Just over five years ago I wrote my first column for mediamonitors.net—“Israeli oppression thrives because of the world’s indifference”—and it can stand today as a condemnation of the forum and the pacifist movement. The column began with a quote by British philosopher Thomas Hobbes:
Covenants without the Sword are but Words
and of no Strength to secure a Man at all
The column itself began:
“For those of you who believe that a rational, negotiated solution to the violence in Occupied Palestine is possible, I have news. It ain’t gonna happen. There is no ‘peace’ to negotiate, and no amount of wishful thinking, pacifist sloganeering, earnest protestations or diplomatic niceties can disguise the cruel absurdity of the ‘peace process.’”
Indulging the phony language of peace instead of speaking the honest language of war, makes indifference to oppression respectable. The Oslo negotiations were a fraud staged by Israel and the U.S. to coerce Yasser Arafat into signing away Palestine and the inalienable right of Palestinians to return to their homes and receive compensation.

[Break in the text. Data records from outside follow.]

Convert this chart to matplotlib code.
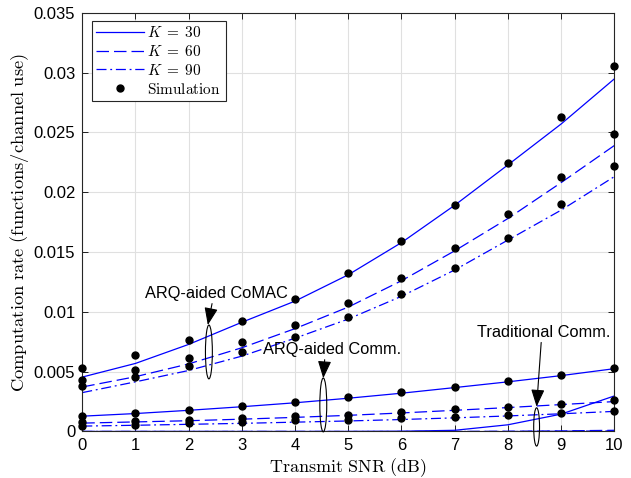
import matplotlib
matplotlib.use("Agg")
import matplotlib.pyplot as plt
from matplotlib.patches import Ellipse
import numpy as np

plt.rcParams['mathtext.fontset'] = 'cm'
plt.rcParams['font.family'] = ['Liberation Sans', 'DejaVu Sans']

snr = [0, 1, 2, 3, 4, 5, 6, 7, 8, 9, 10]

# ARQ-aided CoMAC (theory)
comac_k30 = [0.00455, 0.00569, 0.00728, 0.00913, 0.0109, 0.0131, 0.01579, 0.01891, 0.02228, 0.0257, 0.02947]
comac_k60 = [0.00372, 0.00458, 0.00565, 0.0070, 0.0086, 0.0104, 0.0126, 0.0151, 0.0178, 0.0208, 0.0239]
comac_k90 = [0.00325, 0.00415, 0.0051, 0.0063, 0.0078, 0.0094, 0.0113, 0.0135, 0.0160, 0.0185, 0.0213]
# ARQ-aided CoMAC (simulation)
comac_k30_sim = [0.0053, 0.00638, 0.00767, 0.00922, 0.01105, 0.01328, 0.01593, 0.01897, 0.02243, 0.0263, 0.03059]
comac_k60_sim = [0.00428, 0.00513, 0.00617, 0.00744, 0.0089, 0.01072, 0.01286, 0.01532, 0.01816, 0.0213, 0.02485]
comac_k90_sim = [0.0038, 0.00455, 0.00547, 0.00663, 0.00793, 0.00957, 0.0115, 0.01367, 0.0162, 0.01905, 0.02223]

# ARQ-aided Comm. (theory)
arq_k30 = [0.00128, 0.0015, 0.00177, 0.00207, 0.0024, 0.00278, 0.0032, 0.00367, 0.00415, 0.00467, 0.00525]
arq_k60 = [0.0007, 0.0008, 0.0009, 0.00103, 0.00118, 0.00135, 0.00155, 0.00177, 0.002, 0.00225, 0.0025]
arq_k90 = [0.00045, 0.00052, 0.0006, 0.00068, 0.00078, 0.00088, 0.001, 0.00114, 0.0013, 0.00148, 0.00168]
# ARQ-aided Comm. (simulation)
arq_k30_sim = [0.00133, 0.00156, 0.00183, 0.00211, 0.00244, 0.00286, 0.00329, 0.00372, 0.00419, 0.00472, 0.00528]
arq_k60_sim = [0.00078, 0.00086, 0.00095, 0.00114, 0.00128, 0.00142, 0.00166, 0.00187, 0.00208, 0.00231, 0.00261]
arq_k90_sim = [0.0005, 0.00058, 0.00067, 0.00078, 0.00094, 0.001, 0.00114, 0.00125, 0.00139, 0.00153, 0.00172]

# Traditional Comm. (theory)
trad_k30 = [0.0, 0.0, 0.0, 0.0, 0.0, 0.0, 0.00002, 0.0001, 0.00056, 0.00145, 0.00297]
trad_k60 = [0.0, 0.0, 0.0, 0.0, 0.0, 0.0, 0.0, 0.0, 0.00002, 0.00005, 0.0001]
trad_k90 = [0.0, 0.0, 0.0, 0.0, 0.0, 0.0, 0.0, 0.0, 0.0, 0.00002, 0.00005]

yticks = [0, 0.005, 0.01, 0.015, 0.02, 0.025, 0.03, 0.035]
ytick_labels = ['0', '0.005', '0.01', '0.015', '0.02', '0.025', '0.03', '0.035']

blue = (0, 0, 1)
fig = plt.figure(figsize=(6.31, 4.78), dpi=100)
ax = fig.add_axes([0.1304, 0.0973, 0.8431, 0.876])

lw = 0.9
ls30 = '-'
ls60 = (0, (10, 4))
ls90 = (0, (8, 3, 1.5, 3))

l30, = ax.plot(snr, comac_k30, color=blue, lw=lw, ls=ls30, label=r'$K\;=\;30$')
l60, = ax.plot(snr, comac_k60, color=blue, lw=lw, ls=ls60, label=r'$K\;=\;60$')
l90, = ax.plot(snr, comac_k90, color=blue, lw=lw, ls=ls90, label=r'$K\;=\;90$')
ax.plot(snr, arq_k30, color=blue, lw=lw, ls=ls30)
ax.plot(snr, arq_k60, color=blue, lw=lw, ls=ls60)
ax.plot(snr, arq_k90, color=blue, lw=lw, ls=ls90)
ax.plot(snr, trad_k30, color=blue, lw=lw, ls=ls30)
ax.plot(snr, trad_k60, color=blue, lw=lw, ls=ls60)
ax.plot(snr, trad_k90, color=blue, lw=lw, ls=ls90)

sims = [comac_k30_sim, comac_k60_sim, comac_k90_sim, arq_k30_sim, arq_k60_sim, arq_k90_sim]
sim_handle = None
for s in sims:
    h, = ax.plot(snr, s, 'o', color='black', ms=5, ls='none', clip_on=False, zorder=5,
                 label=r'$\mathrm{Simulation}$')
    if sim_handle is None:
        sim_handle = h

ax.set_xlim(0, 10)
ax.set_ylim(0, 0.035)
ax.set_xticks(snr)
ax.set_yticks(yticks)
ax.set_yticklabels(ytick_labels)
ax.tick_params(direction='in', top=True, right=True, labelsize=12, length=4, width=0.6, pad=5)
ax.grid(True, color='#e0e0e0', lw=0.8)
ax.set_axisbelow(True)
for sp in ax.spines.values():
    sp.set_linewidth(0.8)
    sp.set_color('#262626')

ax.set_xlabel(r'$\mathrm{Transmit\ SNR\ (dB)}$', fontsize=13, labelpad=2)
ax.set_ylabel(r'$\mathrm{Computation\ rate\ (functions/channel\ use)}$', fontsize=13.3, labelpad=2)

leg = ax.legend(handles=[l30, l60, l90, sim_handle], loc='upper left',
                bbox_to_anchor=(9.4 / 532, 1 - 7.8 / 418.6), borderaxespad=0,
                fontsize=11, handlelength=3.1, fancybox=False, framealpha=1,
                edgecolor='#262626', borderpad=0.3, labelspacing=0.25, handletextpad=0.25)
leg.get_frame().set_linewidth(0.8)

# annotations
ell_kw = dict(fill=False, ec='black', lw=0.8, clip_on=False, zorder=6)
ax.add_patch(Ellipse((2.38, 0.00665), 0.13, 0.0045, **ell_kw))
ax.add_patch(Ellipse((4.53, 0.00222), 0.13, 0.0045, **ell_kw))
ax.add_patch(Ellipse((8.54, 0.00038), 0.11, 0.0032, **ell_kw))

arrow = dict(arrowstyle='-|>,head_length=0.9,head_width=0.35', color='black', lw=0.8, shrinkA=0, shrinkB=0)
ax.annotate('ARQ-aided CoMAC', xy=(2.36, 0.0089), xytext=(2.53, 0.01155),
            ha='center', va='center', fontsize=11.8, arrowprops=dict(arrow, relpos=(0.47, 0.0)), zorder=7)
ax.annotate('ARQ-aided Comm.', xy=(4.53, 0.00445), xytext=(4.69, 0.00686),
            ha='center', va='center', fontsize=11.8, arrowprops=dict(arrow, relpos=(0.45, 0.0)), zorder=7)
ax.annotate('Traditional Comm.', xy=(8.54, 0.00207), xytext=(8.68, 0.0083),
            ha='center', va='center', fontsize=11.8, arrowprops=dict(arrow, relpos=(0.48, 0.0)), zorder=7)

fig.savefig('out.png', dpi=100)
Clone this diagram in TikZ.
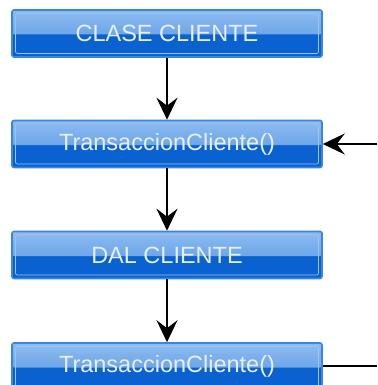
\documentclass[tikz,border=0pt]{standalone}
\usepackage{fontspec}
\setmainfont{Liberation Sans}
\usetikzlibrary{arrows.meta}
\definecolor{boxbot}{HTML}{0A62D0}
\definecolor{boxedge}{HTML}{3A86DD}
\definecolor{boxtop}{HTML}{8EBCF0}
\definecolor{boxmid}{HTML}{4F92E2}
\definecolor{boxinner}{HTML}{9CC4F2}
\definecolor{boxtext}{HTML}{E8EFFA}
\tikzset{
  bluebox/.style={
    minimum width=310pt, minimum height=47pt, inner sep=0pt,
    rounded corners=2pt, fill=boxbot, draw=boxedge, line width=1.6pt,
    text=boxtext, font=\fontsize{23.5pt}{26pt}\selectfont,
    path picture={
      \shade[top color=boxtop, bottom color=boxmid]
        (path picture bounding box.north west) rectangle
        ([yshift=-1pt]path picture bounding box.west -| path picture bounding box.east);
      \draw[boxinner, line width=0.7pt]
        ([shift={(3.5pt,-3.5pt)}]path picture bounding box.north west) rectangle
        ([shift={(-3.5pt,3.5pt)}]path picture bounding box.south east);
    }},
  flow/.style={line width=1.9pt, -{Stealth[length=22pt,width=21pt,inset=8pt]}},
  plain/.style={line width=1.9pt}
}
\begin{document}
\begin{tikzpicture}[x=1pt,y=-1pt]
\useasboundingbox (0,0) rectangle (377,385);
\begin{scope}
\clip (0,0) rectangle (377,385);
\node[bluebox] (clase) at (167,33.5) {CLASE CLIENTE};
\node[bluebox] (trans1) at (167,144) {TransaccionCliente()};
\node[bluebox] (dal) at (167,255) {DAL CLIENTE};
\node[bluebox] (trans2) at (167,366.5) {TransaccionCliente()};
\coordinate (inR) at (377,144);
\coordinate (outR) at (377,366);
\draw[flow] (clase) -- (trans1);
\draw[flow] (trans1) -- (dal);
\draw[flow] (dal) -- (trans2);
\draw[flow] (inR) -- (trans1.east);
\draw[plain] (trans2.east |- outR) -- (outR);
\end{scope}
\end{tikzpicture}
\end{document}
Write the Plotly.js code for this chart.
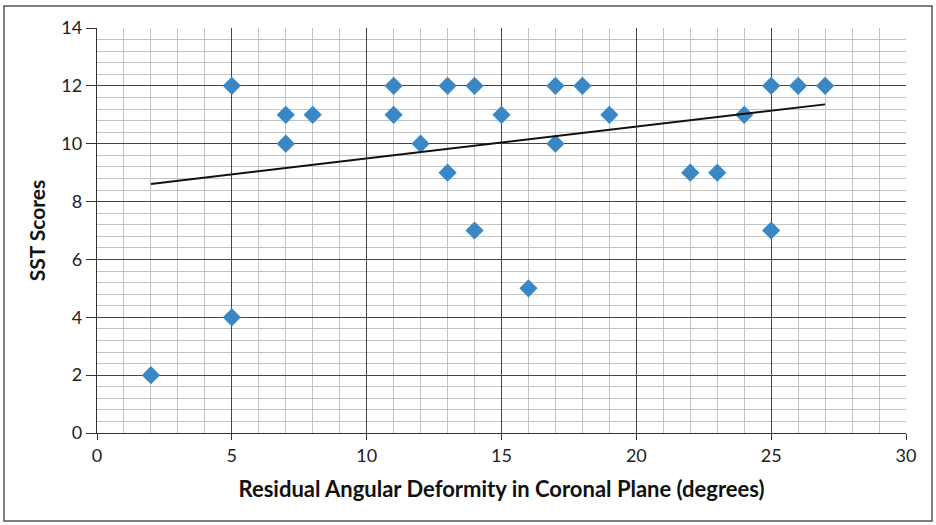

Oddly, the history books record this as a time of peace, and in fact, Hamas ceased military operations during this time. Meanwhile, Israel doubled its illegal colonies in the Occupied Palestine as well as the number of illegal colonists. These historical facts get little or no play, largely because the myth of the Oslo peace is pervasive.
If a world forum is to have any value they must speak the honest language of war and do something tangible about injustice, instead of telling people to gaze at their navels and count dancing angels.